Sustainable Natural Resources Graduate Certificate Program- SNR 531
SNR 531: Sustainable Silviculture (1 credit)
Instructor: Rick Fletcher
Timeframe: 5 classroom sessions, plus portions of a 3-day field trip
Course Description
Establishing and verifying sustainable silviculture systems will be examined using classroom lectures, discussions of case studies, and field visits to public and private research and operational locations. Guest speakers will participate in both the classroom and field sessions. General topics to be covered include:
- Planning Tools for Sustainable Silviculture
- Silvicultural Options for Sustainable Forestry
- Monitoring and Adaptive Management
- Measuring and Verifying Environmental Performance
Desired Learning Outcomes:
- Students will be aware of information and tools available to integrate social, economic and ecological objectives into forest management strategies.
- Students will be familiar with sustainable Silviculture strategies being used by forest managers in western Oregon.

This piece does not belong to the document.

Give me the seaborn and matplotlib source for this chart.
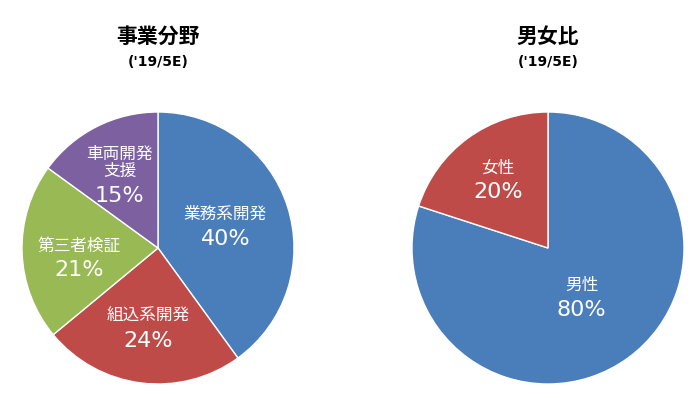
import numpy as np
import matplotlib
matplotlib.use("Agg")
import matplotlib.pyplot as plt
import seaborn as sns

# data
biz_names = ["業務系開発", "組込系開発", "第三者検証", "車両開発\n支援"]
biz_share = [40, 24, 21, 15]
sex_names = ["男性", "女性"]
sex_share = [80, 20]

titles = ["事業分野", "男女比"]
subtitle = "('19/5E)"

sns.set_theme(style="white")
plt.rcParams['font.family'] = ['DejaVu Sans', 'Noto Sans CJK JP']

pal = sns.color_palette(["#4A7EBB", "#BE4B48", "#98B954", "#7D60A0"])

W, H = 700, 398
fig = plt.figure(figsize=(W / 100, H / 100), dpi=100)
R = 136  # pie radius in px


def draw_pie(cx, cy, names, share, label_r, nudge, title):
    ax = fig.add_axes([(cx - R) / W, (H - cy - R) / H, 2 * R / W, 2 * R / H])
    wedges, _ = ax.pie(share, colors=pal[:len(share)], startangle=90, counterclock=False,
                       radius=1, wedgeprops=dict(edgecolor="white", linewidth=1))
    ax.set_xlim(-1.0, 1.0)
    ax.set_ylim(-1.0, 1.0)
    ax.set_aspect("equal")
    ax.axis("off")
    px = 1.0 / R
    for w, name, val, r, dy in zip(wedges, names, share, label_r, nudge):
        ang = np.deg2rad((w.theta1 + w.theta2) / 2)
        x, y = r * np.cos(ang), r * np.sin(ang) + dy * px
        ax.text(x, y + 3 * px, name, ha="center", va="bottom", color="white",
                fontsize=12, linespacing=0.95)
        ax.text(x, y - 3 * px, f"{val}%", ha="center", va="top", color="white",
                fontsize=16)
    fig.text(cx / W, 1 - 37 / H, title, ha="center", va="center", fontsize=15,
             fontweight="bold", color="black")
    fig.text(cx / W, 1 - 61.5 / H, subtitle, ha="center", va="center", fontsize=10,
             fontweight="bold", color="black")


draw_pie(158, 248, biz_names, biz_share, [0.52, 0.59, 0.58, 0.62], [0, 0, -7, -10], titles[0])
draw_pie(548, 248, sex_names, sex_share, [0.42, 0.625], [-3, 0], titles[1])

fig.savefig("out.png", dpi=100, facecolor="white")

- Students experience the use of environmental performance indicators in forestry and wood products.
Lectures and Field Trips:
- Sustainable Silviculture- Developing Strategies that Integrate Economic, Social and Ecological Goals. Lesson will draw upon several prominent case studies to examine how public and private land managers have put together silvicultural strategies that concurrently achieve ecological, social, and economic objectives. Subjects covered will include planning, inventory, forest practices, monitoring, and adaptive management. Public and private examples will be featured.
- Using Silviculture to Maintain and Restore Landscapes, Species and Habitats. Lesson will examine various public and private efforts to use silvicultural practices such as thinning, regeneration cuts, prescribed burning, and other techniques to maintain and restore habitats at the stand to landscape level. Of particular emphasis will be actions designed to protect threatened and endangered species.
Field Trip #1: Silvicultural Strategies for Sustainable Forestry. (4 hours) Field trip will visit public and private operational sites to view silvicultural strategies and interview the field foresters conducting them. Purpose of field trip is to understand how forest managers are meeting a widening diversity of objectives through their silvicultural choices.
- Integrating Landscape Planning Tools and Silvicultural Strategies at Various Scales. Lesson will feature the CLAM landscape modeling Certificate Program and allow students to analyze the cumulative impacts of harvesting and other practices at the stand to landscape scale. Students will also be introduced to other stand and landscape models that are commonly in use.
Field Trip #2: Sustainable Silviculture on McDonald Forest. (4 hours) Field trip will give students a close up look at integration of various silvicultural treatments into 3 different sustainable forestry landscape strategies on OSU’s 12,000-acre research forest near Corvallis. Visit will include examination of research studies and operational projects designed to test various even and uneven-aged forest management strategies.
- Measuring Environmental Performance .Lesson will feature a history of the development of environmental performance indicators in forestry, as well as a look at current environmental monitoring systems such as: Montreal C&I’s, Forest Practices Laws, and Forest Certification.
Field Trip #3: Environmental Performance Assessment. (8 hours) Field trip will feature opportunity for students to do a simplified field verification of a local private forest using two different forest certification systems. Students will be divided into teams, and each team will conduct an evaluation of environmental performance on McDonald Forest, using criteria from popular forest certification systems. At the end of the day groups of students will present the results of their field verifications and discuss similarities and differences in environmental rating systems.